Objective — Write out the listing below without alteration, omitting its pictures.

Material provided —
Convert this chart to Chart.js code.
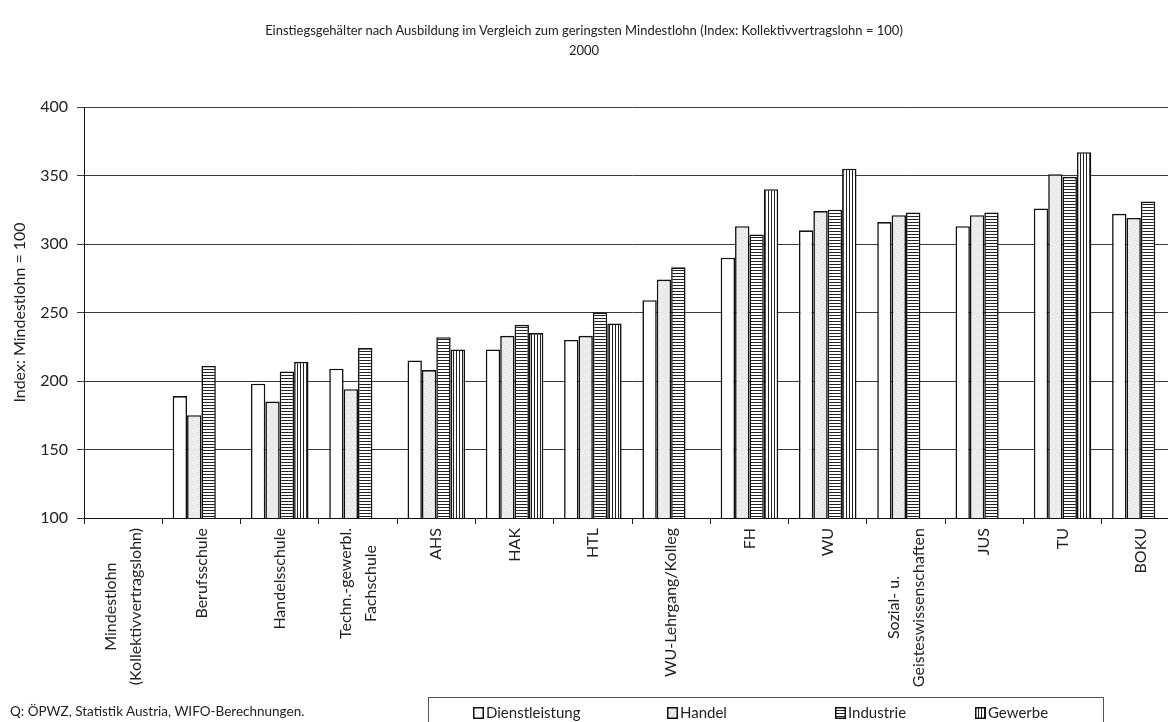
<!DOCTYPE html>
<html>
<head>
<meta charset="utf-8">
<script src="https://cdn.jsdelivr.net/npm/chart.js@4/dist/chart.umd.min.js"></script>
<style>
  html, body { margin: 0; padding: 0; background: #fff; overflow: hidden; }
  body { width: 1168px; height: 722px; position: relative; font-family: Lato, sans-serif; color: #222; }
  #wrap { position: absolute; left: 0; top: 0; width: 1184px; height: 722px; }
  .title { position: absolute; left: 0; width: 1168px; text-align: center; font-size: 13px; }
  #source { position: absolute; left: 10px; top: 703px; font-size: 13.5px; }
  #legend { position: absolute; left: 428px; top: 697px; width: 674px; height: 40px; border: 1px solid #555; background: #fff; }
  #legend .item { position: absolute; top: 7px; font-size: 15px; line-height: 15px; white-space: nowrap; }
  #legend canvas { vertical-align: -1px; margin-right: 2px; }
</style>
</head>
<body>
<div id="wrap"><canvas id="chart"></canvas></div>
<div class="title" style="top:22px">Einstiegsgehälter nach Ausbildung im Vergleich zum geringsten Mindestlohn (Index: Kollektivvertragslohn = 100)</div>
<div class="title" style="top:42px">2000</div>
<div id="source">Q: ÖPWZ, Statistik Austria, WIFO-Berechnungen.</div>
<div id="legend"></div>
<script>
// categories (multi-line labels as arrays)
var categories = [
  ['Mindestlohn', '(Kollektivvertragslohn)'],
  'Berufsschule',
  'Handelsschule',
  ['Techn.-gewerbl.', 'Fachschule'],
  'AHS',
  'HAK',
  'HTL',
  'WU-Lehrgang/Kolleg',
  'FH',
  'WU',
  ['Sozial- u.', 'Geisteswissenschaften'],
  'JUS',
  'TU',
  'BOKU'
];
var seriesNames = ['Dienstleistung', 'Handel', 'Industrie', 'Gewerbe'];
var dienstleistung = [100, 189, 198, 209, 215, 223, 230, 259, 290, 310, 316, 313, 326, 322];
var handel         = [100, 175, 185, 194, 208, 233, 233, 274, 313, 324, 321, 321, 351, 319];
var industrie      = [100, 211, 207, 224, 232, 241, 250, 283, 307, 325, 323, 323, 349, 331];
var gewerbe        = [100, null, 214, null, 223, 235, 242, null, 340, 355, null, null, 367, null];
var yTicks = [100, 150, 200, 250, 300, 350, 400];

// fill patterns
function makePattern(kind) {
  var c = document.createElement('canvas');
  var g = c.getContext('2d');
  if (kind == 'white') {
    c.width = c.height = 4;
    g.fillStyle = '#fff'; g.fillRect(0, 0, 4, 4);
  } else if (kind == 'speckle') {
    c.width = c.height = 8;
    g.fillStyle = '#ececec'; g.fillRect(0, 0, 8, 8);
    g.fillStyle = '#dcdcdc';
    [[1,1],[5,2],[3,5],[7,6],[0,4],[6,0]].forEach(function(p){ g.fillRect(p[0], p[1], 1, 1); });
    g.fillStyle = '#f7f7f7';
    [[2,3],[6,4],[4,7],[0,6]].forEach(function(p){ g.fillRect(p[0], p[1], 1, 1); });
  } else if (kind == 'hstripe') {
    c.width = c.height = 3;
    g.fillStyle = '#fff'; g.fillRect(0, 0, 3, 3);
    g.fillStyle = '#222'; g.fillRect(0, 0, 3, 1);
  } else {
    c.width = c.height = 3;
    g.fillStyle = '#fff'; g.fillRect(0, 0, 3, 3);
    g.fillStyle = '#222'; g.fillRect(0, 0, 1, 3);
  }
  return g.createPattern(c, 'repeat');
}
var kinds = ['white', 'speckle', 'hstripe', 'vstripe'];
var seriesData = [dienstleistung, handel, industrie, gewerbe];

// x labels drawn centred line by line, rotated
var xLabelPlugin = {
  id: 'xLabels',
  afterDraw: function(chart) {
    var ctx = chart.ctx, xs = chart.scales.x;
    ctx.save();
    ctx.font = '16px Lato';
    ctx.fillStyle = '#222';
    ctx.textAlign = 'center';
    ctx.textBaseline = 'middle';
    categories.forEach(function(lab, i) {
      var lines = [].concat(lab);
      var w = Math.max.apply(null, lines.map(function(l){ return ctx.measureText(l).width; }));
      ctx.save();
      ctx.translate(xs.getPixelForValue(i), xs.top + 10);
      ctx.rotate(-Math.PI / 2);
      lines.forEach(function(l, j) {
        ctx.fillText(l, -w / 2, (j - (lines.length - 1) / 2) * 25);
      });
      ctx.restore();
    });
    ctx.restore();
  }
};

var chart = new Chart(document.getElementById('chart'), {
  type: 'bar',
  data: {
    labels: categories,
    datasets: seriesNames.map(function(name, k) {
      return {
        label: name,
        data: seriesData[k],
        backgroundColor: makePattern(kinds[k]),
        borderColor: '#111',
        borderWidth: 1.6,
        borderSkipped: 'start',
        categoryPercentage: 0.735,
        barPercentage: 1
      };
    })
  },
  options: {
    responsive: true,
    maintainAspectRatio: false,
    animation: false,
    layout: { padding: { top: 107, right: 4, bottom: 4, left: 0 } },
    plugins: { legend: { display: false }, tooltip: { enabled: false }, title: { display: false } },
    scales: {
      x: {
        ticks: { display: false },
        grid: { drawOnChartArea: false, drawTicks: true, tickLength: 6, color: '#222', offset: true },
        border: { color: '#111', width: 1 },
        afterFit: function(s) { s.height = 200; }
      },
      y: {
        min: 100, max: 400,
        afterBuildTicks: function(s) { s.ticks = yTicks.map(function(v){ return { value: v }; }); },
        ticks: { font: { family: 'Lato', size: 16 }, color: '#222', padding: 9 },
        grid: { color: '#3a3a3a', lineWidth: 1, drawTicks: true, tickLength: 7 },
        border: { color: '#111', width: 1 },
        title: { display: true, text: 'Index: Mindestlohn = 100', font: { family: 'Lato', size: 16 }, color: '#222', padding: { top: 10, bottom: 0 } },
        afterFit: function(s) { s.width = 84; }
      }
    }
  },
  plugins: [xLabelPlugin]
});

// legend built from the dataset labels
var legend = document.getElementById('legend');
var legendX = [44, 238, 406, 546];
seriesNames.forEach(function(name, k) {
  var item = document.createElement('div');
  item.className = 'item';
  item.style.left = legendX[k] + 'px';
  var sw = document.createElement('canvas');
  sw.width = 11; sw.height = 12;
  var g = sw.getContext('2d');
  g.fillStyle = makePattern(kinds[k]);
  g.fillRect(0, 0, 11, 12);
  g.strokeStyle = '#111'; g.lineWidth = 1.5;
  g.strokeRect(0.75, 0.75, 9.5, 10.5);
  item.appendChild(sw);
  item.appendChild(document.createTextNode(name));
  legend.appendChild(item);
});
</script>
</body>
</html>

Response to this exercise —
Convert this chart to Chart.js code.
<!DOCTYPE html>
<html>
<head>
<meta charset="utf-8">
<script src="https://cdn.jsdelivr.net/npm/chart.js@4/dist/chart.umd.min.js"></script>
<style>
  html, body { margin: 0; padding: 0; background: #fff; overflow: hidden; }
  body { width: 1168px; height: 722px; position: relative; font-family: Lato, sans-serif; color: #222; }
  #wrap { position: absolute; left: 0; top: 0; width: 1184px; height: 722px; }
  .title { position: absolute; left: 0; width: 1168px; text-align: center; font-size: 13px; }
  #source { position: absolute; left: 10px; top: 703px; font-size: 13.5px; }
  #legend { position: absolute; left: 428px; top: 697px; width: 674px; height: 40px; border: 1px solid #555; background: #fff; }
  #legend .item { position: absolute; top: 7px; font-size: 15px; line-height: 15px; white-space: nowrap; }
  #legend canvas { vertical-align: -1px; margin-right: 2px; }
</style>
</head>
<body>
<div id="wrap"><canvas id="chart"></canvas></div>
<div class="title" style="top:22px">Einstiegsgehälter nach Ausbildung im Vergleich zum geringsten Mindestlohn (Index: Kollektivvertragslohn = 100)</div>
<div class="title" style="top:42px">2000</div>
<div id="source">Q: ÖPWZ, Statistik Austria, WIFO-Berechnungen.</div>
<div id="legend"></div>
<script>
// categories (multi-line labels as arrays)
var categories = [
  ['Mindestlohn', '(Kollektivvertragslohn)'],
  'Berufsschule',
  'Handelsschule',
  ['Techn.-gewerbl.', 'Fachschule'],
  'AHS',
  'HAK',
  'HTL',
  'WU-Lehrgang/Kolleg',
  'FH',
  'WU',
  ['Sozial- u.', 'Geisteswissenschaften'],
  'JUS',
  'TU',
  'BOKU'
];
var seriesNames = ['Dienstleistung', 'Handel', 'Industrie', 'Gewerbe'];
var dienstleistung = [100, 189, 198, 209, 215, 223, 230, 259, 290, 310, 316, 313, 326, 322];
var handel         = [100, 175, 185, 194, 208, 233, 233, 274, 313, 324, 321, 321, 351, 319];
var industrie      = [100, 211, 207, 224, 232, 241, 250, 283, 307, 325, 323, 323, 349, 331];
var gewerbe        = [100, null, 214, null, 223, 235, 242, null, 340, 355, null, null, 367, null];
var yTicks = [100, 150, 200, 250, 300, 350, 400];

// fill patterns
function makePattern(kind) {
  var c = document.createElement('canvas');
  var g = c.getContext('2d');
  if (kind == 'white') {
    c.width = c.height = 4;
    g.fillStyle = '#fff'; g.fillRect(0, 0, 4, 4);
  } else if (kind == 'speckle') {
    c.width = c.height = 8;
    g.fillStyle = '#ececec'; g.fillRect(0, 0, 8, 8);
    g.fillStyle = '#dcdcdc';
    [[1,1],[5,2],[3,5],[7,6],[0,4],[6,0]].forEach(function(p){ g.fillRect(p[0], p[1], 1, 1); });
    g.fillStyle = '#f7f7f7';
    [[2,3],[6,4],[4,7],[0,6]].forEach(function(p){ g.fillRect(p[0], p[1], 1, 1); });
  } else if (kind == 'hstripe') {
    c.width = c.height = 3;
    g.fillStyle = '#fff'; g.fillRect(0, 0, 3, 3);
    g.fillStyle = '#222'; g.fillRect(0, 0, 3, 1);
  } else {
    c.width = c.height = 3;
    g.fillStyle = '#fff'; g.fillRect(0, 0, 3, 3);
    g.fillStyle = '#222'; g.fillRect(0, 0, 1, 3);
  }
  return g.createPattern(c, 'repeat');
}
var kinds = ['white', 'speckle', 'hstripe', 'vstripe'];
var seriesData = [dienstleistung, handel, industrie, gewerbe];

// x labels drawn centred line by line, rotated
var xLabelPlugin = {
  id: 'xLabels',
  afterDraw: function(chart) {
    var ctx = chart.ctx, xs = chart.scales.x;
    ctx.save();
    ctx.font = '16px Lato';
    ctx.fillStyle = '#222';
    ctx.textAlign = 'center';
    ctx.textBaseline = 'middle';
    categories.forEach(function(lab, i) {
      var lines = [].concat(lab);
      var w = Math.max.apply(null, lines.map(function(l){ return ctx.measureText(l).width; }));
      ctx.save();
      ctx.translate(xs.getPixelForValue(i), xs.top + 10);
      ctx.rotate(-Math.PI / 2);
      lines.forEach(function(l, j) {
        ctx.fillText(l, -w / 2, (j - (lines.length - 1) / 2) * 25);
      });
      ctx.restore();
    });
    ctx.restore();
  }
};

var chart = new Chart(document.getElementById('chart'), {
  type: 'bar',
  data: {
    labels: categories,
    datasets: seriesNames.map(function(name, k) {
      return {
        label: name,
        data: seriesData[k],
        backgroundColor: makePattern(kinds[k]),
        borderColor: '#111',
        borderWidth: 1.6,
        borderSkipped: 'start',
        categoryPercentage: 0.735,
        barPercentage: 1
      };
    })
  },
  options: {
    responsive: true,
    maintainAspectRatio: false,
    animation: false,
    layout: { padding: { top: 107, right: 4, bottom: 4, left: 0 } },
    plugins: { legend: { display: false }, tooltip: { enabled: false }, title: { display: false } },
    scales: {
      x: {
        ticks: { display: false },
        grid: { drawOnChartArea: false, drawTicks: true, tickLength: 6, color: '#222', offset: true },
        border: { color: '#111', width: 1 },
        afterFit: function(s) { s.height = 200; }
      },
      y: {
        min: 100, max: 400,
        afterBuildTicks: function(s) { s.ticks = yTicks.map(function(v){ return { value: v }; }); },
        ticks: { font: { family: 'Lato', size: 16 }, color: '#222', padding: 9 },
        grid: { color: '#3a3a3a', lineWidth: 1, drawTicks: true, tickLength: 7 },
        border: { color: '#111', width: 1 },
        title: { display: true, text: 'Index: Mindestlohn = 100', font: { family: 'Lato', size: 16 }, color: '#222', padding: { top: 10, bottom: 0 } },
        afterFit: function(s) { s.width = 84; }
      }
    }
  },
  plugins: [xLabelPlugin]
});

// legend built from the dataset labels
var legend = document.getElementById('legend');
var legendX = [44, 238, 406, 546];
seriesNames.forEach(function(name, k) {
  var item = document.createElement('div');
  item.className = 'item';
  item.style.left = legendX[k] + 'px';
  var sw = document.createElement('canvas');
  sw.width = 11; sw.height = 12;
  var g = sw.getContext('2d');
  g.fillStyle = makePattern(kinds[k]);
  g.fillRect(0, 0, 11, 12);
  g.strokeStyle = '#111'; g.lineWidth = 1.5;
  g.strokeRect(0.75, 0.75, 9.5, 10.5);
  item.appendChild(sw);
  item.appendChild(document.createTextNode(name));
  legend.appendChild(item);
});
</script>
</body>
</html>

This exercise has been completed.